Nos habla también de los atractivos de la comarca; unos los conocemos y otros no. Nos invita a visitar El Yelmo, un imponente peñasco que domina el sector nordeste de la comarca, a cuya cima se puede acceder con vehículos todo terreno, y desde el que se puede disfrutar de una impresionante panorámica, sirviendo de base de lanzamiento de alas-delta y parapentes.
Nos habla de Río Madera que pensamos recorrer mañana, como un paraje que no tiene nada que envidiar a Cazorla. De la Cabeza de la Mora, pintoresca aldea que deseamos conocer tras haberla visto en un reportaje de televisión, dice no saber dónde se encuentra. En esta charla llegamos al taller. El hombre sacó un puñado de correas de distintos tamaños y se puso manos a la obra. Nos indicó que fuéramos de su parte al hotel Los Pinos donde sólo quedaba una habitación estrecha con dos camas y con una ventana que daba al paredón de un angosto patio interior. ¡Qué remedio! ; al menos tenemos la esperanza de poder continuar mañana nuestra ruta.
El regreso al taller no nos proporcionó la alegría de tener el coche reparado: aún sudaba el hombre tratando, entre decenas de correas, de acoplar al coche un par de ellas.
- Pero, ¿Es que no las hay de la medida adecuada?
- Unas le vienen largas y otras cortas. – respondía.
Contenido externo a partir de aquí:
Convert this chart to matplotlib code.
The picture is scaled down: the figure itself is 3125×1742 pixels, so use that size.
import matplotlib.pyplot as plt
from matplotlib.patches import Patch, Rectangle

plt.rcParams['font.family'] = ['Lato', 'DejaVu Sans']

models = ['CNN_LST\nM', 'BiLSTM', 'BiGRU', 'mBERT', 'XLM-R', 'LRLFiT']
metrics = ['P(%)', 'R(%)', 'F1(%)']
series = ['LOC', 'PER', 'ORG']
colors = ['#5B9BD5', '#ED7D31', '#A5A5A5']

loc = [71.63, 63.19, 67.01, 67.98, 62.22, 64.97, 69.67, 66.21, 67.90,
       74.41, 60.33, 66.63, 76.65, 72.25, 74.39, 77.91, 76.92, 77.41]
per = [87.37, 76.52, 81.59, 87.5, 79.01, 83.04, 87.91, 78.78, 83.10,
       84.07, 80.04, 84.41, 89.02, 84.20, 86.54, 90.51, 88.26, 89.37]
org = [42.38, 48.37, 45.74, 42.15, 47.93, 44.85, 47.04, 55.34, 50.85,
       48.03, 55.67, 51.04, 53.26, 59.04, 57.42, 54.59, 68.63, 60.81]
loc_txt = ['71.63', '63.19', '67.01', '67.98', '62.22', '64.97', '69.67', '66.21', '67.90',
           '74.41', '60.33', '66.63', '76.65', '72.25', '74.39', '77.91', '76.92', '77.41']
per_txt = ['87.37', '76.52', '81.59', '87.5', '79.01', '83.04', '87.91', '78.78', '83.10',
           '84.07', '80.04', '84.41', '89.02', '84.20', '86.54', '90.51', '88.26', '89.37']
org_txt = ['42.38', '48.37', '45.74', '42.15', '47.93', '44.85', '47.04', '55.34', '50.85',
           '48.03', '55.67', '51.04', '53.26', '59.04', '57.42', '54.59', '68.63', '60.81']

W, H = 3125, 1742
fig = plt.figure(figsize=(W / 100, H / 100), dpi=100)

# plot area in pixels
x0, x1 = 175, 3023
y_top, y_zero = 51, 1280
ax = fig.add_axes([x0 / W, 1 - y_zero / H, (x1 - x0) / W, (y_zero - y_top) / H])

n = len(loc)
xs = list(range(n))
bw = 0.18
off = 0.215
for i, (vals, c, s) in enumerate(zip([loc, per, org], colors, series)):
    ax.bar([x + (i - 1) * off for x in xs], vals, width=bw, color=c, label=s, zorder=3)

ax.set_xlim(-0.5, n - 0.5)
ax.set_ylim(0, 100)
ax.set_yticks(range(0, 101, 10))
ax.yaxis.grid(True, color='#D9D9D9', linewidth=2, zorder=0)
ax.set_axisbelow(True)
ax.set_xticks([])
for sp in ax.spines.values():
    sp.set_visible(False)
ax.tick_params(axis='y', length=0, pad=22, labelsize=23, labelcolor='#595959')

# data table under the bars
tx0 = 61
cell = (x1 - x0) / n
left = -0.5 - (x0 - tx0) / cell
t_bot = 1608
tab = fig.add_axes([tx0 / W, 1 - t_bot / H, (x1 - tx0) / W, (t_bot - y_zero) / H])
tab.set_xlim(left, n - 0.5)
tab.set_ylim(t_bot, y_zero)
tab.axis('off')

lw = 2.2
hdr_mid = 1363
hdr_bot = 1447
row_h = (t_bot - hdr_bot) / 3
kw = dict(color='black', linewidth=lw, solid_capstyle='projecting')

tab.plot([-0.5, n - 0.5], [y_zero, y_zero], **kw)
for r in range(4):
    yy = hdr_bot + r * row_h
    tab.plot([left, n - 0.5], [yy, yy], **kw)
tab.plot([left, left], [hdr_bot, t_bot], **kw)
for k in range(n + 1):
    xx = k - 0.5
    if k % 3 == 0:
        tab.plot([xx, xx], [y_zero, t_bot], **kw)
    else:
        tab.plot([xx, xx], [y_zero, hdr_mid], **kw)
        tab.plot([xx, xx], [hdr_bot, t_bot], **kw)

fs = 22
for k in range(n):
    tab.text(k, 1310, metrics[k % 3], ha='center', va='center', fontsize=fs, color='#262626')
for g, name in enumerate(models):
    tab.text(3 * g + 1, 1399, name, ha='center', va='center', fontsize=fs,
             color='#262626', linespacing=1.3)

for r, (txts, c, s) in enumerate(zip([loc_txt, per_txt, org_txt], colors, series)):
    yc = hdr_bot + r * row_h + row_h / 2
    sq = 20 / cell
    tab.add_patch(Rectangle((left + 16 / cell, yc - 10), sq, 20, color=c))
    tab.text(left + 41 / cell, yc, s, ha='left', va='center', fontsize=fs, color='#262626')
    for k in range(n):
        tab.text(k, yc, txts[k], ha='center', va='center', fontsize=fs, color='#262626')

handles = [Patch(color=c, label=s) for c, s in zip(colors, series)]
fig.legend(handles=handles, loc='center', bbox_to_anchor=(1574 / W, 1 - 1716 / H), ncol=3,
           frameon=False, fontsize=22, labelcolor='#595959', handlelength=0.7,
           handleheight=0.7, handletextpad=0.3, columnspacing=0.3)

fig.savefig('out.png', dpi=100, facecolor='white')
Poco a poco fui deduciendo que no disponía de la medida que requería nuestro modelo; puede ser por el deseo de que no se nos aguara el viaje, o tal vez por ganar las pesetillas que suponía la reparación; lo cierto es que no se atrevió a decirnos que no podía arreglar el coche por no disponer de la pieza de repuesto; y allí seguía cambiando, forcejeando y sudando hasta que acudió su compañero de taller y con mucho esfuerzo de los dos y mío pudimos acoplar dos correas que venían cortas.
-¿Cree usted que podremos ir tranquilos?
- Hombre, los rodamientos van algo forzados, se lo he puesto para salir del paso.
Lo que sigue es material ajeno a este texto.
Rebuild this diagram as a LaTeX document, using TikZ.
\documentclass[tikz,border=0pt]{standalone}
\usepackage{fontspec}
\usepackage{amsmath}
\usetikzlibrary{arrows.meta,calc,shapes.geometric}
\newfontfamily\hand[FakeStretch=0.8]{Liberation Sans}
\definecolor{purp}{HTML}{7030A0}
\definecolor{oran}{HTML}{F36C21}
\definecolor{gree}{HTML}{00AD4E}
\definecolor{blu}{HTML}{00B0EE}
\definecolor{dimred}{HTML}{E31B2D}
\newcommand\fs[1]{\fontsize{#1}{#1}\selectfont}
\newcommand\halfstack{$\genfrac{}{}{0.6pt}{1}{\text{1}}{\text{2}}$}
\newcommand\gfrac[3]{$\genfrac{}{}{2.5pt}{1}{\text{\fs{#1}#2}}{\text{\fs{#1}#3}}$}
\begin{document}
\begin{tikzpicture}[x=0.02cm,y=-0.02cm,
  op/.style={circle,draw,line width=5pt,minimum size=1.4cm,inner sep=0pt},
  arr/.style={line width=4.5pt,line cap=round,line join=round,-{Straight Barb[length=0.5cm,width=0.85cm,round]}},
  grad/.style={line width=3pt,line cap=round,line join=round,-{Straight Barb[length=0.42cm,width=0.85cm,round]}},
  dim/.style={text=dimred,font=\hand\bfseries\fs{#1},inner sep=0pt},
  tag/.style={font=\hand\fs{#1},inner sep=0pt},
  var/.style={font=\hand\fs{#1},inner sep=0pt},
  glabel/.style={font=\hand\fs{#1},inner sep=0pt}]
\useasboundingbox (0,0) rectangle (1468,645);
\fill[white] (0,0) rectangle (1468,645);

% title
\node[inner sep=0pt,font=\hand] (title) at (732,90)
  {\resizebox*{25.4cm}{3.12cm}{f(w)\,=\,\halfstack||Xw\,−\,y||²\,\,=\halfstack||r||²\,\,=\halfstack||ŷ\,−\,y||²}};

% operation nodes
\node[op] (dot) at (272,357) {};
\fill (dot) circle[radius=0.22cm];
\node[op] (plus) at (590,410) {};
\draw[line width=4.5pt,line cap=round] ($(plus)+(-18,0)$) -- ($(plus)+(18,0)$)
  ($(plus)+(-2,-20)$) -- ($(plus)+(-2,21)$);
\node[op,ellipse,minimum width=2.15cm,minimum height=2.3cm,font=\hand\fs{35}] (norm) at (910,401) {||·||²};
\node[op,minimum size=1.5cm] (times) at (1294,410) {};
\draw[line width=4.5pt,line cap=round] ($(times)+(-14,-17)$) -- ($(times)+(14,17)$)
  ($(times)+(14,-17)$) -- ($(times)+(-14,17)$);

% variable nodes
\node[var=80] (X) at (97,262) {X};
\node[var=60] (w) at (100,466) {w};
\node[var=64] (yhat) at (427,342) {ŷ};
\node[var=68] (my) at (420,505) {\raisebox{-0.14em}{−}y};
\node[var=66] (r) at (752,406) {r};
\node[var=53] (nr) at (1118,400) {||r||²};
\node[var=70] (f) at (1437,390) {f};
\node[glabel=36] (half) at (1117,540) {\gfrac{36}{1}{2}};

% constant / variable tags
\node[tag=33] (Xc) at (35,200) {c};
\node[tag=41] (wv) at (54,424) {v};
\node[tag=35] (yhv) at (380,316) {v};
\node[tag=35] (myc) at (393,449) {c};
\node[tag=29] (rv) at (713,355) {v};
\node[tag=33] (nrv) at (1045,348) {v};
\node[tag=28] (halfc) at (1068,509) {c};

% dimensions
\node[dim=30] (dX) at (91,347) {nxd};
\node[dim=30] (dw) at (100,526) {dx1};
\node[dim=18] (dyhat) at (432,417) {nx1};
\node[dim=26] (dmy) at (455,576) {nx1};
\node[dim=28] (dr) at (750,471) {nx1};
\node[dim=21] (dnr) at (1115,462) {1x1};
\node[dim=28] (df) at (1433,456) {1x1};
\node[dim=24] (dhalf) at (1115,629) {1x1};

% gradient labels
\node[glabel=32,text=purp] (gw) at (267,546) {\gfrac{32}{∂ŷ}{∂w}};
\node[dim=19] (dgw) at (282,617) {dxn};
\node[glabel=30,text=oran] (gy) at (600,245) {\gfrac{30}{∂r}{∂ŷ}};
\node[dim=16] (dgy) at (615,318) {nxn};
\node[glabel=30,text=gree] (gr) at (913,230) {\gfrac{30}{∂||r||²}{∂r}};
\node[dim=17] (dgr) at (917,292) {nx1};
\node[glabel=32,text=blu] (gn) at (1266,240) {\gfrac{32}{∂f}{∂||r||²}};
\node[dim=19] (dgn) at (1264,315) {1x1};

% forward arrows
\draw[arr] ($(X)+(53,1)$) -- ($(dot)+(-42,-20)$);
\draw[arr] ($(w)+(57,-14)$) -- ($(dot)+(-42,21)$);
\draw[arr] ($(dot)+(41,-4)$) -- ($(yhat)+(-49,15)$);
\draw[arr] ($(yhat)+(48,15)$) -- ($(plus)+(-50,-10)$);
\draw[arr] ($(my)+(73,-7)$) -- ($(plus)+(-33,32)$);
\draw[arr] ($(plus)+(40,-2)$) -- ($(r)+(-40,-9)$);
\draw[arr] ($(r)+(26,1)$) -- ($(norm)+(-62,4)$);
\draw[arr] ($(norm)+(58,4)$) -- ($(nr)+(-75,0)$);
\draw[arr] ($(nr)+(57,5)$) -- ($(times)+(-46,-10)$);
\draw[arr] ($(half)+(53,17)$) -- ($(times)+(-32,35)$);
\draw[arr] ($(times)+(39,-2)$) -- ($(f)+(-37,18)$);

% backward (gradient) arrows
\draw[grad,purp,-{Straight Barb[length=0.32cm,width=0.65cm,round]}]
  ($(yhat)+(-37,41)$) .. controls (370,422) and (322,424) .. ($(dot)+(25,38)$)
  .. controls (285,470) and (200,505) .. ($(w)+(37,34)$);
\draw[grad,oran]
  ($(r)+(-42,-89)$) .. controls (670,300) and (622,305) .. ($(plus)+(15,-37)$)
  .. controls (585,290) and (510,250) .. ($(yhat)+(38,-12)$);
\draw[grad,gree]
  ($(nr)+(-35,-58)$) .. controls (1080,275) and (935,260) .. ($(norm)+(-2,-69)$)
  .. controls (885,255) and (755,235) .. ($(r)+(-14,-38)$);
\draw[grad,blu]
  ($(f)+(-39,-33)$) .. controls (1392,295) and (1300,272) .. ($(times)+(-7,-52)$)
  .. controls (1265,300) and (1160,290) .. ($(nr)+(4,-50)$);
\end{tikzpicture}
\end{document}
- Pero así no puedo ir a gusto hasta Málaga... prefiero esperar hasta tener la pieza.
- La pieza no la tendremos hasta el lunes.
- ¿Y si pusiéramos las correas de aquel Patrol? – propuso el compañero. – Es nuestro y podríamos reponerlas nosotros el lunes, y estos señores se pueden ir tranquilos.
Las correas del otro vehículo estaban seminuevas y en diez minutos las habían cambiado de coche. ¡Llevábamos tres horas y media esperando! Nos habíamos hecho a la idea de visitar esa tarde Segura y cuando salimos del taller, ya de noche, sólo tuvimos tiempo de tapear algo e irnos a la cama.